Will is played impeccably by Joseph Fiennes (in
retrospect it continues to be an egregious crime that his name was left off the
final Oscar ballot). He is witty, lithe, smart, and as capable of swirling his
tongue around Shakespeare’s dialogue as he is of taking a hysterical pratfall. The
supporting cast is a who’s who of British stage and screen royalty, many of
whom were just starting to be known and recognized in the States. Geoffrey Rush
of course had already won an Oscar two years prior to playing Philip Henslowe,
the owner of the Rose where Shakespeare’s latest is to be presented. Tom
Wilkinson is “the money” and becomes enamored with the theater. That’s Imelda
Staunton as Viola’s nurse. Colin Firth is there as the sniveling fiancé to
Viola, a man who will whisk her away to his Virginia colony to bear children to
farm his tobacco. Of course the indomitable Judi Dench made a big impression as
Queen Elizabeth and won the Oscar for her eight minutes of screen time. Rupert
Everett turns up uncredited as Shakespeare’s rival and better, Christopher
Marlowe, who feeds him some basic plot points that help improve Romeo and Juliet. And Ben Affleck,
superstar of the late 90s, fills in as the pompous Ned Alleyn, an actor who
thinks a little too much of himself.

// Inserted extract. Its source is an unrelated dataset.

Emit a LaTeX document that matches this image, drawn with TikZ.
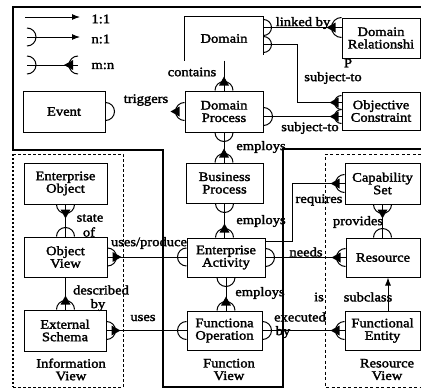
\documentclass[tikz,border=0pt]{standalone}
\usepackage{fontspec}
\setmainfont{Liberation Serif}[FakeStretch=1.12,FakeBold=2]
\usetikzlibrary{arrows.meta,calc}

% half circles on a box side (radius as optional argument), page y grows downward
\newcommand\semiR[2][9]{\draw[shift={(#2)}] (0,-#1) arc[start angle=90,end angle=-90,radius=#1pt];}
\newcommand\semiL[2][9]{\draw[shift={(#2)}] (0,-#1) arc[start angle=90,end angle=270,radius=#1pt];}
\newcommand\semiU[2][9]{\draw[shift={(#2)}] (-#1,0) arc[start angle=180,end angle=0,radius=#1pt];}
\newcommand\semiD[2][9]{\draw[shift={(#2)}] (-#1,0) arc[start angle=180,end angle=360,radius=#1pt];}
% crow's feet pointing away from the box
\newcommand\crowR[2][9]{\fill[shift={(#2)}] (#1+5,0) -- (#1-4,-5) -- (#1-4,5) -- cycle;}
\newcommand\crowL[2][9]{\fill[shift={(#2)}] (-#1-5,0) -- (-#1+4,-5) -- (-#1+4,5) -- cycle;}
\newcommand\crowU[2][9]{\fill[shift={(#2)}] (0,-#1-5) -- (-5,-#1+4) -- (5,-#1+4) -- cycle;}
\newcommand\crowD[2][9]{\fill[shift={(#2)}] (0,#1+5) -- (-5,#1-4) -- (5,#1-4) -- cycle;}
\newcommand\manyR[2][9]{\semiR[#1]{#2}\crowR[#1]{#2}}
\newcommand\manyL[2][9]{\semiL[#1]{#2}\crowL[#1]{#2}}
\newcommand\manyU[2][9]{\semiU[#1]{#2}\crowU[#1]{#2}}
\newcommand\manyD[2][9]{\semiD[#1]{#2}\crowD[#1]{#2}}

\begin{document}
\begin{tikzpicture}[x=1pt,y=-1pt,line width=1pt,
  every node/.style={font=\fontsize{13}{12.5}\selectfont},
  box/.style={draw,inner sep=0pt,align=center},
  lab/.style={inner sep=0pt,align=center},
  arr/.style={-{Latex[length=8pt,width=6pt]}}]
\useasboundingbox (0,0) rectangle (421,389);

% outer frame joined with the function view column
\draw[line width=1.1pt] (421,149) -- (283,149) -- (283,387) -- (163,387)
  -- (163,150) -- (13,150) -- (13,7) -- (421,7);
\draw[line width=2pt] (13,7) -- (13,150);
% information view
\draw[dash pattern=on 3pt off 2pt,line width=0.8pt] (13,154) -- (123,154) -- (123,387) -- (13,387);
\draw[line width=2.2pt,dash pattern=on 2pt off 2pt] (13,154) -- (13,387);
% resource view
\draw[dash pattern=on 3pt off 2.5pt,line width=0.9pt] (421,154) -- (325,154) -- (325,387) -- (421,387);

% legend
\coordinate (ka) at (25,17);
\coordinate (kb) at (80,17);
\draw[arr] (ka) -- (kb);
\node[lab,anchor=west] (k1) at (91,19) {1:1};
\coordinate (kc) at (27,37);
\coordinate (kd) at (80,37);
\semiR{kc}
\draw[arr] (kc) -- (kd);
\node[lab,anchor=west] (k2) at (91,39) {n:1};
\coordinate (ke) at (27,65);
\coordinate (kf) at (78,65);
\semiR{ke}
\draw (ke) -- (kf);
\manyL{kf}
\node[lab,anchor=west] (k3) at (91,66) {m:n};

% boxes
\node[box,draw=none,minimum width=78,minimum height=43] (domain) at (224,38.5) {Domain};
\draw (domain.south west) -- (domain.north west) -- (domain.north east) -- ++(0,38);
\node[box,minimum width=78,minimum height=40] (domrel) at (381,38) {Domain\\Relationshi};
\node[lab] (domrelp) at (348,63) {P};
\node[box,minimum width=78,minimum height=38] (objcon) at (381,111) {Objective\\Constraint};
\node[box,minimum width=82,minimum height=41] (event) at (64,111.5) {Event};
\node[box,minimum width=78,minimum height=41] (dproc) at (224,111.5) {Domain\\Process};
\node[box,minimum width=83,minimum height=41] (entobj) at (65.5,183.5) {Enterprise\\Object};
\node[box,minimum width=77,minimum height=40] (bproc) at (224.5,183) {Business\\Process};
\node[box,minimum width=75,minimum height=41] (capset) at (382.5,183.5) {Capability\\Set};
\node[box,minimum width=83,minimum height=40] (objview) at (65.5,257) {Object\\View};
\node[box,minimum width=78,minimum height=39] (eact) at (226,257.5) {Enterprise\\Activity};
\node[box,minimum width=74,minimum height=39] (resource) at (383,257.5) {Resource};
\node[box,minimum width=82,minimum height=41] (extsch) at (65,330.5) {External\\Schema};
\node[box,minimum width=75,minimum height=39] (funcop) at (224.5,330.5) {Functiona\\Operation};
\node[box,minimum width=75,minimum height=39] (funcent) at (382.5,330.5) {Functional\\Entity};

% view titles
\node[lab] (tinfo) at (71,369.5) {Information\\View};
\node[lab] (tfunc) at (229,369.5) {Function\\View};
\node[lab] (tres) at (387,369.5) {Resource\\View};

% contains
\draw (domain.south) -- (dproc.north);
\manyU{dproc.north}
\node[lab] (lcont) at (192,72) {contains};

% triggers
\semiR{event.east}
\manyL{dproc.west}
\node[lab] (ltrig) at (146,100) {triggers};

% linked by
\coordinate (dlk) at ($(domain.north east)+(0,11)$);
\draw (dlk) -- (dlk -| domrel.west);
\semiR[8]{dlk}
\manyL[10]{dlk -| domrel.west}
\node[lab] (llink) at (303,23) {linked by};

% subject-to (domain)
\coordinate (dsb) at ($(domain.north east)+(0,28)$);
\coordinate (oca) at ($(objcon.north west)+(0,11)$);
\draw (dsb) -- ++(34,0) |- (oca);
\semiR[8]{dsb}
\manyL[7]{oca}
\node[lab] (lsub1) at (333,78) {subject-to};

% subject-to (domain process)
\coordinate (dps) at ($(dproc.north east)+(0,26)$);
\draw (dps) -- (dps -| objcon.west);
\semiR{dps}
\manyL[7]{dps -| objcon.west}
\node[lab] (lsub2) at (310,128) {subject-to};

% employs chain
\draw (dproc.south) -- (dproc.south |- bproc.north);
\semiD{dproc.south}
\manyU{dproc.south |- bproc.north}
\node[lab] (lemp1) at (261,147) {employs};
\draw (bproc.south) -- (bproc.south |- eact.north);
\semiD{bproc.south}
\manyU{bproc.south |- eact.north}
\node[lab] (lemp2) at (261,221) {employs};
\draw (eact.south) -- (eact.south |- funcop.north);
\semiD{eact.south}
\manyU{eact.south |- funcop.north}
\node[lab] (lemp3) at (260,293) {employs};

% state of
\draw (entobj.south) -- (entobj.south |- objview.north);
\manyD{entobj.south}
\semiU{entobj.south |- objview.north}
\node[lab] (lstate) at (90,218) {state};
\node[lab] (lof) at (89,232) {of};

% described by
\draw (objview.south) -- (objview.south |- extsch.north);
\manyU{objview.south |- extsch.north}
\node[lab] (ldesc) at (101,290) {described};
\node[lab] (ldby) at (98,305) {by};

% uses/produce
\draw (objview.east) -- (objview.east -| eact.west);
\manyR{objview.east}
\semiL{objview.east -| eact.west}
\node[lab] (lusep) at (149,243) {uses/produce};

% uses
\draw (extsch.east) -- (extsch.east -| funcop.west);
\manyR{extsch.east}
\semiL{extsch.east -| funcop.west}
\node[lab] (luses) at (143,318) {uses};

% needs
\draw (eact.east) -- (eact.east -| resource.west);
\semiR{eact.east}
\manyL{eact.east -| resource.west}
\node[lab] (lneeds) at (306,252) {needs};

% requires
\coordinate (ear) at ($(eact.north east)+(0,4)$);
\draw (ear) -- ++(27,0) |- (capset.west);
\manyL{capset.west}
\node[lab] (lreq) at (319,200) {requires};

% provides
\draw (capset.south) -- (capset.south |- resource.north);
\manyD{capset.south}
\semiU{capset.south |- resource.north}
\node[lab] (lprov) at (358,222) {provides};

% subclass
\coordinate (fes) at ($(funcent.north)+(5.5,0)$);
\draw[arr] (fes) -- (fes |- resource.south);
\node[lab] (lsubc) at (368,297) {subclass};

% is executed by
\draw (funcop.east) -- (funcop.east -| funcent.west);
\semiR{funcop.east}
\manyL{funcop.east -| funcent.west}
\node[lab] (lis) at (319,297) {is};
\node[lab] (lexec) at (300,317) {executed};
\node[lab] (lexby) at (283,332) {by};
\end{tikzpicture}
\end{document}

Affleck makes a meal of the role and it’s
perfect because he’s not much of an actor, but he can play cocky and give the
audience a few good winks and pull it off convincingly.
There’s truly nothing in this movie I don’t fully admire.
It’s even worth a viewing just for Sandy Powell’s gorgeous costumes which are
not just stuffy period outfits, but they teem with life and bring out character
elements that otherwise wouldn’t have been there. I could go on about Stephen
Warbeck’s beautiful, amazing, and memorable score that strikes chords of joy,
danger, melancholy, wistfulness, and heartbreak. I stand by Shakespeare in Love as I stood by it
seventeen years ago. It was wholly deserving of its awards accolades and is in
fact not just a throwaway romantic fantasy. It is a durable work of great wit
and artistry, worthy of telling the fake story of the greatest playwright in
the history of the English language.